Renowned Australian landscape and nature photographer Richard Green, his wife Carolyn and friend John Davis were killed when Green’s Airbus Helicopters EC135, VH-GKK, crashed in mountainous terrain while the trio were returning to Sydney, having departed from Breeza Station, south-west of Tamworth, on November 7.
When the distinctively painted EC135 failed to arrive at the Green’s Mona Vale residence on Sydney’s northern beaches by the morning of November 9, the Australian Maritime Safety Authority (AMSA) were alerted and commenced a search and rescue operation that stretched from Hunter Valley to northern Sydney.

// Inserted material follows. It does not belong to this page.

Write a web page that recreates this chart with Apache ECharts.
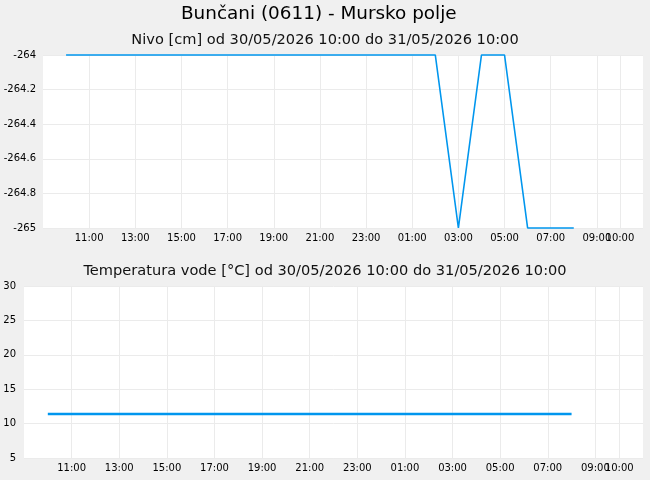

AMSA deployed one of its Dornier 328 SAR aircraft along with ten helicopters to carry out the search, which located the wreckage of VH-GKK in dense vegetation at around 7pm that evening in the Watagans National Park, south of Cessnock.

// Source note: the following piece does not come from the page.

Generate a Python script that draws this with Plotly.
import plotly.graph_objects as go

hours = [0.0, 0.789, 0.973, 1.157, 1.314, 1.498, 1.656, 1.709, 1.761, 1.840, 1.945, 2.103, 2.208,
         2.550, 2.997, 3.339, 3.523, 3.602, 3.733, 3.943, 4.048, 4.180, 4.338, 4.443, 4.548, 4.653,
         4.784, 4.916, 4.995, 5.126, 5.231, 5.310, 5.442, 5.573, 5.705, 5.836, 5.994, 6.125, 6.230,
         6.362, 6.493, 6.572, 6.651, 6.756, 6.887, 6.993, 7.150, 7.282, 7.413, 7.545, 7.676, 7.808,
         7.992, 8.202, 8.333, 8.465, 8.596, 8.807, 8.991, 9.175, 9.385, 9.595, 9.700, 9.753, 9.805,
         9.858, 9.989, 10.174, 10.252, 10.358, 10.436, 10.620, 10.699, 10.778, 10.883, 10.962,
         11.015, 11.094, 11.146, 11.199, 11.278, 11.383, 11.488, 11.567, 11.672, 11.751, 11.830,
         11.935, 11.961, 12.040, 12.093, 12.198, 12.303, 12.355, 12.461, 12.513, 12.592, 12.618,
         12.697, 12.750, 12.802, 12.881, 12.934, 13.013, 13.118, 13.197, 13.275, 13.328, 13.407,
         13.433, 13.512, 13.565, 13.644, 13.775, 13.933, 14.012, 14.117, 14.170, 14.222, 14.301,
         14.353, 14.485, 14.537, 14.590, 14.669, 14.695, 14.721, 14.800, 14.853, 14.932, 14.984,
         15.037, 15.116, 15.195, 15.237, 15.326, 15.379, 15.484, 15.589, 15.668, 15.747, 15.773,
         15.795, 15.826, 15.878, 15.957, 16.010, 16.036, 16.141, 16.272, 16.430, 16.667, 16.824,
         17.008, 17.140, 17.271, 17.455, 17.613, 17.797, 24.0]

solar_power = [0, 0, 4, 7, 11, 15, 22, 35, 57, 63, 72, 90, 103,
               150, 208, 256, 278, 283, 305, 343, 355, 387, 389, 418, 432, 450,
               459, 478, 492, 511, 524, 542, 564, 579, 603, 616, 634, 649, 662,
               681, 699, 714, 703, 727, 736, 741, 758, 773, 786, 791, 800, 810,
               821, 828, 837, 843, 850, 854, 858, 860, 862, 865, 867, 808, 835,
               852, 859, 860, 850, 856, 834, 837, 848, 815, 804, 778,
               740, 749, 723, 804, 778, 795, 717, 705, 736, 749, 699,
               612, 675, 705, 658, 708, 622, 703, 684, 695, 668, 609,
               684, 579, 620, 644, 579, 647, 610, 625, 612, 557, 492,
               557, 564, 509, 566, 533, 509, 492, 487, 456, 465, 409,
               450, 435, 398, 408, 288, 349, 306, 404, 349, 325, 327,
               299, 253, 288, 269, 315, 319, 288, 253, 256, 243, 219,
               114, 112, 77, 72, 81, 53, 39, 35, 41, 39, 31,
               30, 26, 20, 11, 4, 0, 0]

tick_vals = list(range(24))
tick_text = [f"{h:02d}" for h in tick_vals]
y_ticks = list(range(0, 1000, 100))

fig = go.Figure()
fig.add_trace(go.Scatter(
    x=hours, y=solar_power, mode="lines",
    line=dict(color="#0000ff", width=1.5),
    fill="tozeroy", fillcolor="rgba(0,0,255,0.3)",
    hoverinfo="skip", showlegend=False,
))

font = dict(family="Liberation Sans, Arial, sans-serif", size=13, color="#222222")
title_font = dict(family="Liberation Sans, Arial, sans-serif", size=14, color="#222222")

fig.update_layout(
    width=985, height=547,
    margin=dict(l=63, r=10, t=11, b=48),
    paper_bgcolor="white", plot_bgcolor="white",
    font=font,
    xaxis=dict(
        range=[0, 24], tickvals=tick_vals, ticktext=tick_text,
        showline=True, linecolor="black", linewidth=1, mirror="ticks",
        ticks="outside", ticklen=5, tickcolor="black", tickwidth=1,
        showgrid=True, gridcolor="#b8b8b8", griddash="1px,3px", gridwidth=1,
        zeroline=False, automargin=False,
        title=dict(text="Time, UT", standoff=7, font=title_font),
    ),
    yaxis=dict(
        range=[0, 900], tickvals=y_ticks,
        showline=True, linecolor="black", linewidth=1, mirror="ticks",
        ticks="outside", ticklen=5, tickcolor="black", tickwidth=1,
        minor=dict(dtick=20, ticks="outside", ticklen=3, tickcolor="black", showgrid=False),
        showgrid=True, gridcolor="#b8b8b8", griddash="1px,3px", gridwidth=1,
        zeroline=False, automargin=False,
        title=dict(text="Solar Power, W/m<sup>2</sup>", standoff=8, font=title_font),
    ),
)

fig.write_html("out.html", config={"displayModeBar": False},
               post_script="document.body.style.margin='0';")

A paramedic from a rescue helicopter involved in the search was winched down and confirmed the wreckage was VH-GKK and that there were no survivors.

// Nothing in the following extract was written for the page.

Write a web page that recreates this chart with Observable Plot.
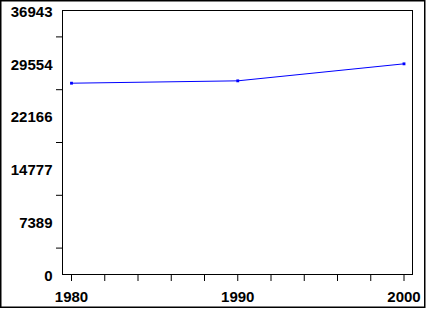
<!DOCTYPE html>
<html>
<head>
<meta charset="utf-8">
<script src="https://cdn.jsdelivr.net/npm/d3@7"></script>
<script src="https://cdn.jsdelivr.net/npm/@observablehq/plot@0.6"></script>
<style>
  body { margin: 0; background: #fff; }
  #chart svg { display: block; }
</style>
</head>
<body>
<div id="chart"></div>
<script>
const years = [1980, 1990, 2000];
const values = [26770, 27100, 29480];
const yTickLabels = ["0", "7389", "14777", "22166", "29554", "36943"];
const yMax = 36943;
const xMajor = [1980, 1990, 2000];
const xMinor = [1982, 1984, 1986, 1988, 1992, 1994, 1996, 1998];

const data = years.map((year, i) => ({year, value: values[i]}));
const yMajor = yTickLabels.map((_, i) => yMax * i / 5);
const yMinorTicks = yMajor.slice(0, -1).map((v) => v + yMax / 10);

const plot = Plot.plot({
  width: 427,
  height: 309,
  marginLeft: 62,
  marginRight: 15,
  marginTop: 10,
  marginBottom: 35,
  style: {fontFamily: "'Liberation Sans', Arial, sans-serif", fontSize: "15px", fontWeight: "bold", color: "black", background: "white"},
  x: {domain: [1980, 2000], insetLeft: 9, insetRight: 8.5},
  y: {domain: [0, yMax]},
  marks: [
    Plot.frame({stroke: "black", strokeWidth: 1}),
    Plot.axisY(yMajor, {tickSize: 6, tickPadding: 4, tickFormat: (d, i) => yTickLabels[i], label: null, fontSize: 15, fontWeight: "bold", dy: 1.5, stroke: null}),
    Plot.axisY(yMinorTicks, {tickSize: 6, tickFormat: null, text: null, label: null}),
    Plot.axisX(xMajor, {tickSize: 7, tickPadding: 10, tickFormat: (d) => String(d), label: null, fontSize: 15, fontWeight: "bold"}),
    Plot.axisX(xMinor, {tickSize: 7, text: null, label: null}),
    Plot.line(data, {x: "year", y: "value", stroke: "#0000ff", strokeWidth: 1}),
    Plot.dot(data, {x: "year", y: "value", symbol: "square", r: 1.6, fill: "#0000ff", stroke: "none"})
  ]
});

d3.select(plot).append("rect")
  .attr("x", 0.75).attr("y", 0.75)
  .attr("width", 424).attr("height", 306.5)
  .attr("fill", "none").attr("stroke", "black").attr("stroke-width", 1.5);

document.getElementById("chart").appendChild(plot);
</script>
</body>
</html>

AMSA said weather conditions in the Hunter Valley region on November 7 were severe with localised thunderstorms and no mayday call was broadcast nor a signal from an emergency locator transmitter detected.
On his website, Green said he and Carolyn used the helicopter as a flying camper van to find, access and photographically record some of Australia’s most remote, wild and beautiful environments.
“The helicopter has been specially modified to act as a self-sufficient camp base. This allows me to remain in situ to take my photographs in the warm light of dawn or sunset,” Green said on his website.
“The EC135, which we have operated since 1999, is my pride and joy.”
The Australian Transport Safety Bureau will investigate the cause of the accident and prepare a report.